The sixth leading cause of death across the United States is Alzheimer’s disease, the third highest fatal disorder for American citizens over the age of 65. Alzheimer’s disease is the most common cause of dementia in older people and the disease is essentially when a person suffers a steady decline of all cognitive functioning.
It is our duty to raise awareness of this debilitating disease across the United States.
Symptoms and Signs
As in any other situation, every individual is different and the effect Alzheimer’s disease has on a person varies greatly depending on the individual afflicted. Typically, however, the onset of Alzheimer’s is noticeable by a decline in a person’s short and/or long-term memory. In particular, vision and spatial issues, impaired judgment and a regular loss of words during mid-conversation.

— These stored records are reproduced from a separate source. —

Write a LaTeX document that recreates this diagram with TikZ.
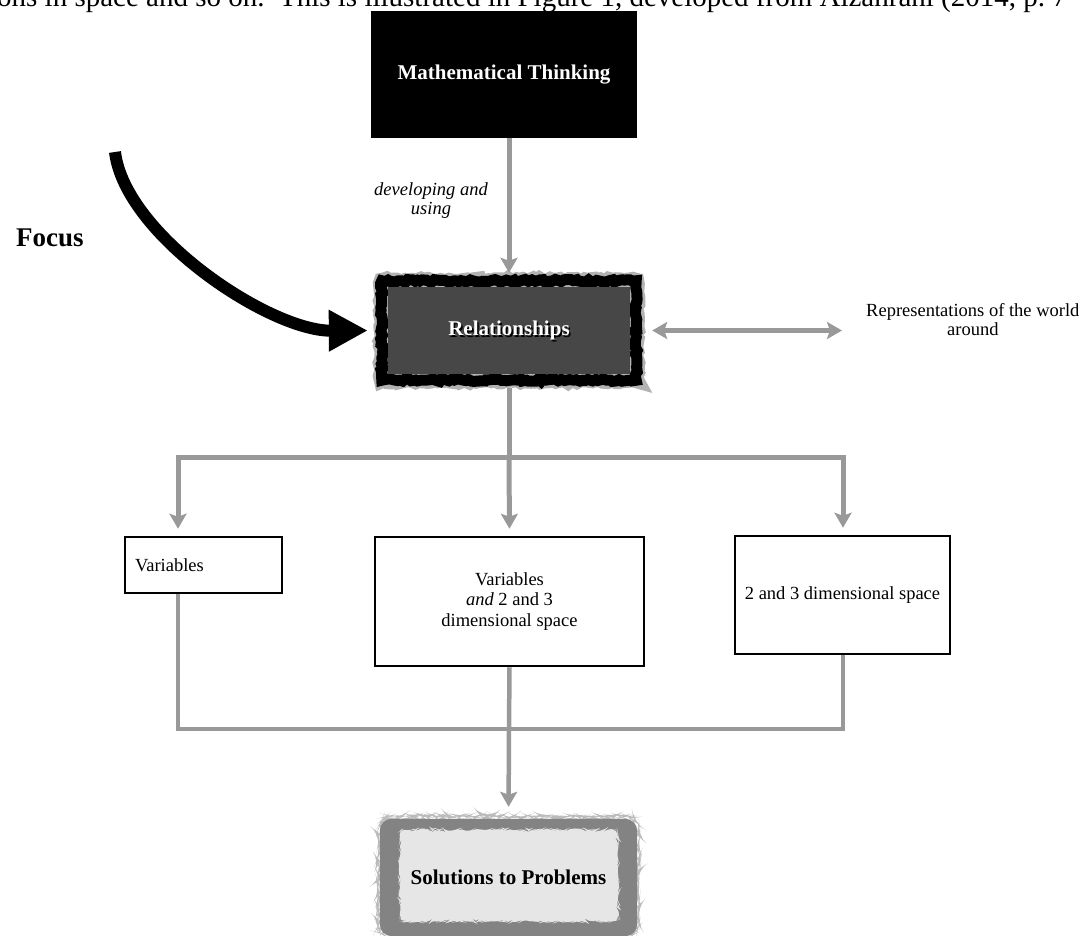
\documentclass[tikz,border=0pt]{standalone}
\usepackage{fontspec}
\setmainfont{Liberation Serif}
\usetikzlibrary{arrows.meta,decorations.pathmorphing}
\pgfdeclarelayer{bg}
\pgfsetlayers{bg,main}
\definecolor{conncol}{HTML}{999999}
\definecolor{reldark}{HTML}{474747}
\definecolor{solgray}{HTML}{838383}
\definecolor{sollight}{HTML}{E6E6E6}
\begin{document}
\begin{tikzpicture}[x=1pt,y=-1pt,
  connline/.style={draw=conncol, line width=5pt},
  connarrow/.style={draw=conncol, line width=5pt, -{Stealth[length=15pt,width=17pt,inset=3pt]}},
  plainbox/.style={draw=black, line width=2.5pt, fill=white, inner sep=0pt,
     font=\fontsize{18.5}{20.5}\selectfont},
  boldtext/.style={font=\bfseries\fontsize{21}{25}\selectfont},
  rough/.style={decorate, decoration={random steps, segment length=3pt, amplitude=1.3pt}}]
\useasboundingbox (0,0) rectangle (1082,936);
\clip (0,0) rectangle (1082,936);

% cut-off line of page text
\node[anchor=base west, inner sep=0pt, font=\fontsize{29}{32}\selectfont] (pagetext) at (-3,7)
  {ons in space and so on.\ \ This is illustrated in Figure 1, developed from Alzahrani (2014, p.~7};

% Mathematical Thinking
\node[boldtext, fill=black, text=white, minimum width=266pt, minimum height=127pt, inner sep=0pt]
  (mt) at (504,74.5) {Mathematical Thinking};

% Relationships
\node[boldtext, text=white, minimum width=270pt, minimum height=115pt, inner sep=0pt]
  (rel) at (509,330.5) {Relationships};
\begin{pgfonlayer}{bg}
  \draw[black!30, line width=16pt, rough] ([shift={(8,8)}]rel.north west) rectangle ([shift={(-8,-8)}]rel.south east);
  \draw[black, line width=11pt, rough] ([shift={(8,8)}]rel.north west) rectangle ([shift={(-8,-8)}]rel.south east);
  \fill[reldark] ([shift={(14,14)}]rel.north west) rectangle ([shift={(-14,-14)}]rel.south east);
  \node[boldtext, text=black] at ([shift={(1.6,1.6)}]rel.center) {Relationships};
\end{pgfonlayer}

% label on first connector
\node[font=\itshape\fontsize{18.5}{19}\selectfont, align=center] (dev) at (431,201) {developing and\\using};

% Focus
\node[font=\bfseries\fontsize{27}{30}\selectfont, anchor=base west, inner sep=0pt] (focus) at (16,247) {Focus};
\coordinate (fstart) at (115,152);
\draw[line width=12pt, -{Triangle[width=39pt,length=39pt]}, shorten >=6pt]
  (fstart) .. controls (125,235) and (270,331) .. (rel.west);

% Representations
\node[font=\fontsize{18.5}{19}\selectfont, align=center, inner sep=0pt, anchor=west]
  (rep) at (866,320) {Representations of the world\\around};
\draw[draw=conncol, line width=4.5pt, {Stealth[length=15pt,width=17pt,inset=3pt]}-{Stealth[length=15pt,width=17pt,inset=3pt]},
  shorten <=8pt, shorten >=24pt] (rel.east) -- (rel.east -| rep.west);

% three boxes
\node[plainbox, minimum width=157pt, minimum height=56pt, text width=137pt, align=left, inner xsep=10pt]
  (var) at (203.5,565) {Variables};
\node[plainbox, minimum width=269pt, minimum height=129pt, align=center]
  (mid) at (509.5,601.5) {Variables\\\textit{and} 2 and 3\\dimensional space};
\node[plainbox, minimum width=215pt, minimum height=118pt, align=center]
  (rb) at (842.5,595) {2 and 3 dimensional space};

% Solutions
\node[boldtext, minimum width=257pt, minimum height=117pt, inner sep=0pt]
  (sol) at (508.5,877.5) {Solutions to Problems};
\begin{pgfonlayer}{bg}
  \fill[solgray!55, rounded corners=12pt, rough] ([shift={(-1,-2)}]sol.north west) rectangle ([shift={(1,1)}]sol.south east);
  \fill[solgray, rounded corners=12pt] (sol.north west) rectangle (sol.south east);
  \fill[sollight, rounded corners=5pt, rough] ([shift={(20,11)}]sol.north west) rectangle ([shift={(-19,-15)}]sol.south east);
\end{pgfonlayer}

% upper connectors
\coordinate (split) at (509,457);
\coordinate (lc) at (178,457);
\coordinate (rc) at (843,457);
\draw[connarrow] (rel.north |- mt.south) -- (rel.north);
\draw[connline] (rel.south) -- (split);
\draw[connline, line cap=rect] (lc) -- (rc);
\draw[connarrow, shorten >=7pt] (lc) -- (lc |- var.north);
\draw[connarrow, shorten >=7pt] (split) -- (mid.north);
\draw[connarrow, shorten >=7pt] (rc) -- (rc |- rb.north);

% lower connectors
\coordinate (bl) at (178,729);
\coordinate (br) at (843,729);
\coordinate (bm) at (509,729);
\draw[connline, line width=4.5pt, line join=miter] (bl |- var.south) -- (bl) -- (br) -- (br |- rb.south);
\draw[connline, line width=4.5pt] (mid.south) -- (bm);
\draw[connarrow, line width=4.5pt, shorten >=12pt] (bm) -- (sol.north);
\end{tikzpicture}
\end{document}
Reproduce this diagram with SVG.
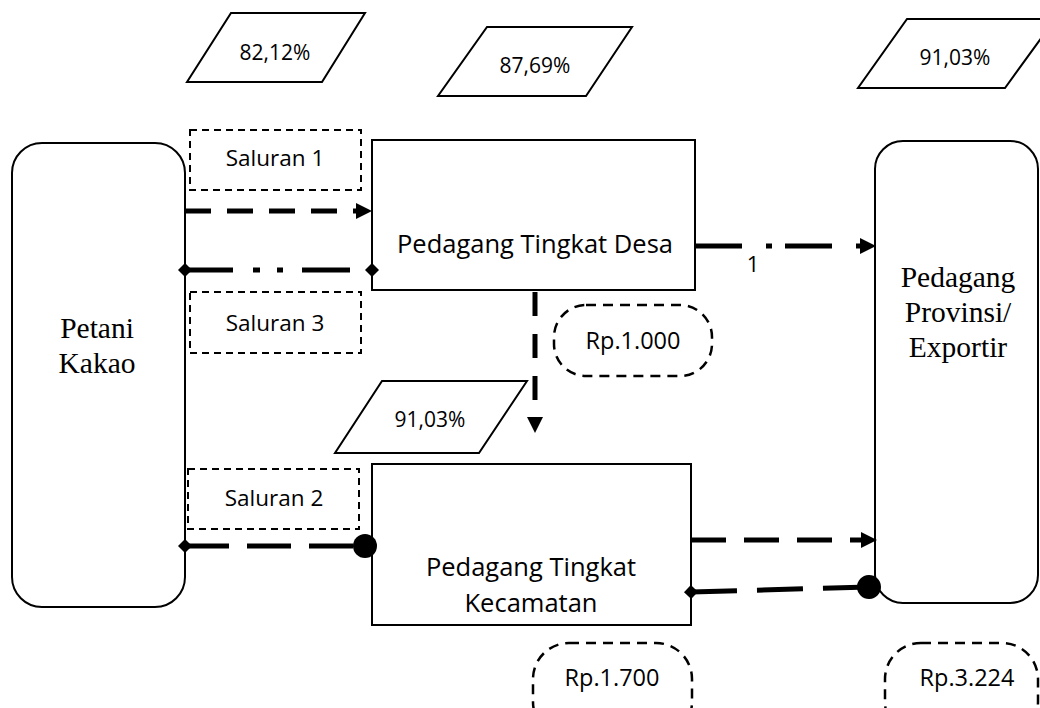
<svg xmlns="http://www.w3.org/2000/svg" width="1040" height="708" viewBox="0 0 1040 708">
<style>
.box{fill:#fff;stroke:#000;stroke-width:2}
.dbox{fill:#fff;stroke:#000;stroke-width:2;stroke-dasharray:7 5}
.rbox{fill:#fff;stroke:#000;stroke-width:2.5;stroke-dasharray:10 7}
.sans{font-family:"Open Sans","Noto Sans","Liberation Sans",sans-serif;fill:#000;text-anchor:middle}
.serif{font-family:"Liberation Serif","DejaVu Serif",serif;fill:#000;text-anchor:middle;font-size:29.5px}
.ln{fill:none;stroke:#000;stroke-width:5}
</style>
<defs>
<marker id="arr" markerUnits="userSpaceOnUse" markerWidth="16" markerHeight="16" refX="0" refY="8" orient="auto"><path d="M0,0 L16,8 L0,16 z" fill="#000"/></marker>
<marker id="dia" markerUnits="userSpaceOnUse" markerWidth="14" markerHeight="14" refX="7" refY="7" orient="auto"><path d="M0,7 L7,0 L14,7 L7,14 z" fill="#000"/></marker>
<marker id="dot" markerUnits="userSpaceOnUse" markerWidth="26" markerHeight="26" refX="13" refY="13" orient="auto"><circle cx="13" cy="13" r="12" fill="#000"/></marker>
</defs>
<rect width="1040" height="708" fill="#fff"/>

<g id="pct-82">
<polygon class="box" points="231,13 365,13 322,82 187,82"/>
<text class="sans" x="275" y="60" font-size="21">82,12%</text>
</g>
<g id="pct-87">
<polygon class="box" points="487,27 632,27 586,96 438,96"/>
<text class="sans" x="535" y="73" font-size="21">87,69%</text>
</g>
<g id="pct-91top">
<polygon class="box" points="907,19 1055,19 1005,88 858,88"/>
<text class="sans" x="955" y="65" font-size="21">91,03%</text>
</g>

<g id="petani">
<rect class="box" x="12" y="143" width="173" height="464" rx="30"/>
<text class="serif" x="97" y="338">Petani</text>
<text class="serif" x="97" y="373">Kakao</text>
</g>

<g id="provinsi">
<rect class="box" x="875" y="141" width="163" height="462" rx="28"/>
<text class="serif" x="958" y="287">Pedagang</text>
<text class="serif" x="958" y="322">Provinsi/</text>
<text class="serif" x="958" y="357">Exportir</text>
</g>

<g id="saluran1">
<rect class="dbox" x="190" y="130" width="171" height="60"/>
<text class="sans" x="275" y="166" font-size="22.5">Saluran 1</text>
</g>
<g id="saluran3">
<rect class="dbox" x="190" y="292" width="171" height="61"/>
<text class="sans" x="275" y="331" font-size="22.5">Saluran 3</text>
</g>
<g id="saluran2">
<rect class="dbox" x="188" y="469" width="171" height="60"/>
<text class="sans" x="274" y="506" font-size="22.5">Saluran 2</text>
</g>

<g id="desa">
<rect class="box" x="372" y="140" width="323" height="150"/>
<text class="sans" x="535" y="253" font-size="25.5">Pedagang Tingkat Desa</text>
</g>

<g id="kecamatan">
<rect class="box" x="372" y="464" width="319" height="161"/>
<text class="sans" x="531" y="576" font-size="25.5">Pedagang Tingkat</text>
<text class="sans" x="531" y="612" font-size="25.5">Kecamatan</text>
</g>

<g id="pct-91mid">
<polygon class="box" points="382,381 527,381 479,453 335,453"/>
<text class="sans" x="430" y="427" font-size="21">91,03%</text>
</g>

<g id="rp1000">
<rect class="rbox" x="554" y="305" width="158" height="71" rx="32"/>
<text class="sans" x="633" y="349" font-size="23.5">Rp.1.000</text>
</g>
<g id="rp1700">
<rect class="rbox" x="533" y="643" width="159" height="95" rx="36"/>
<text class="sans" x="612" y="686" font-size="23.5">Rp.1.700</text>
</g>
<g id="rp3224">
<rect class="rbox" x="885" y="643" width="153" height="95" rx="36"/>
<text class="sans" x="967" y="686" font-size="23.5">Rp.3.224</text>
</g>

<g id="connectors">
<path class="ln" d="M185,211 L356,211" stroke-dasharray="26 16" marker-end="url(#arr)"/>
<path class="ln" d="M185,270 L372,270" stroke-dasharray="48 20 7 17 6 19" marker-start="url(#dia)" marker-end="url(#dia)"/>
<path class="ln" d="M695,246 L860,246" stroke-dasharray="47 24 6 13" marker-end="url(#arr)"/>
<path class="ln" d="M535,292 L535,417" stroke-dasharray="24 18" marker-end="url(#arr)"/>
<path class="ln" d="M185,546 L365,546" stroke-dasharray="44 18" marker-start="url(#dia)" marker-end="url(#dot)"/>
<path class="ln" d="M691,540 L861,540" stroke-dasharray="35 18" marker-end="url(#arr)"/>
<path class="ln" d="M691,592 L869,587" stroke-dasharray="46 20" marker-start="url(#dia)" marker-end="url(#dot)"/>
<text class="sans" x="753" y="272" font-size="22">1</text>
</g>
</svg>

In the initial stages of Alzheimer’s, symptoms are sometimes accompanied by an inability to carry out daily chores at the same pace, as well as behavioral and personality changes, repetitive questioning and a tendency to wander away, disorientated. As Alzheimer’s begins to take hold, significant damage occurs to parts of the brain that enable thought, reasoning and language. Often, older people also struggle with sensory processing. Memory loss tends to happen more frequently and for longer amounts of time and your loved one may begin to struggle to recognize you or other family members. This memory loss is often accompanied by an inability to retain new information or an inability to learn new things. Individuals suffering with Alzheimer’s disease often experience increased difficulty in dressing, bathing and personal hygiene.
In the most severe cases, Alzheimer’s renders the person completely unable to communicate and therefore entirely reliant on other people for their care.
The Best Way to Communicate
Your first conversation with someone who has Alzheimer’s, however severe their current symptoms are, can be a troubling, stressful and often deeply upsetting event. However, your duty to your loved one is to remain as calm and as positive as you can be, given the circumstances. When you talk, be careful to sit where your loved one can see and hear you as clearly as possible, where you are well-lit and directly opposite. Speak at a slower pace than usual and don’t jump from topic to topic, ensuring you talk in short and simple sentences.
It is crucial and necessarily respectful to never talk to your loved one like a child; instead, be patient and show them unwavering respect at all times. Avoid quick-fire questioning and instead take your time and even more importantly let them take their time, in answering.
However tempting it is to fall back on reminiscing about previous memories and adventures with your loved one, asking them if they remember a particular event can be a painful and frustrating question for someone suffering with Alzheimer’s. Let them lead the conversation and if they reference a memorable event from the past, let them tell you about it and not the other way around. Always be patient and show sensitivity at all times. For example, if your loved one has forgotten that someone has died, there is no need to incessantly remind them.
Professional Care Options
Assisted living facilities such as assisted living San Diego are a practical and suitable housing alternative to a nursing home or similar facility, especially for older family members. An assisted living complex is essentially a designed neighborhood consisting of numerous homes where professionally trained staff are constantly available to provide help, assistance, care and medical attention should it be needed.
Another option is respite care in adult day centers, which offer people with Alzheimer’s disease the opportunity to socialize with others with similar dementia-based afflictions and to participate in old and new hobbies and activities in a safe, secure and controlled environment. Adult day centers can benefit both your loved one who is suffering with dementia and yourself or their primary caregiver who will benefit from a well-deserved break.
The third most favored option for loved ones of people suffering with Alzheimer’s disease is the option to hire in-home care services, which are provided at home rather than in a professional medical facility. Again, this is a good way to take pressure off the primary caregiver and has the added benefit of maintaining routine and familiarity for your loved one. There are several different types of in-home care services, which include personal care services, homemaker services, skilled care services and companionship services, all of which benefit individuals with specific needs.
Your loved one’s doctor can advise on the most suitable in-home care service based on your loved one’s specific needs and how those needs will change moving forward. Should you decide that this option is the best for your relative, be sure to check with the services that the professional caregiver(s) are trained in dementia care, available at erratic times of the day and night, are trained in first aid and CPR and available to provide references upon request.
The 7 Stages of the Disease
People suffering with Alzheimer’s disease usually go through seven stages, however, it is pertinent to note that every individual is different and the disease can affect one person in a completely different way than another person.
Stage one is when your loved one is still displaying normal outward behavior and only a PET scan would reveal the presence of the disease. Stage two is when slight changes occur, little differences that even a trained professional may not notice and as a person moves to stage three, they start to experience a mild decline and begin to show several of the symptoms outlined above.
As the disease starts to take hold of a person, they move through the stages each time experiencing a sharper and more severe decline, until they reach stage seven. This final stage is when many basic abilities and functions controlled by your brain no longer work and they often need help with the most fundamental activities.
You can rest assured you’re doing everything possible to make this process as comfortable as possible.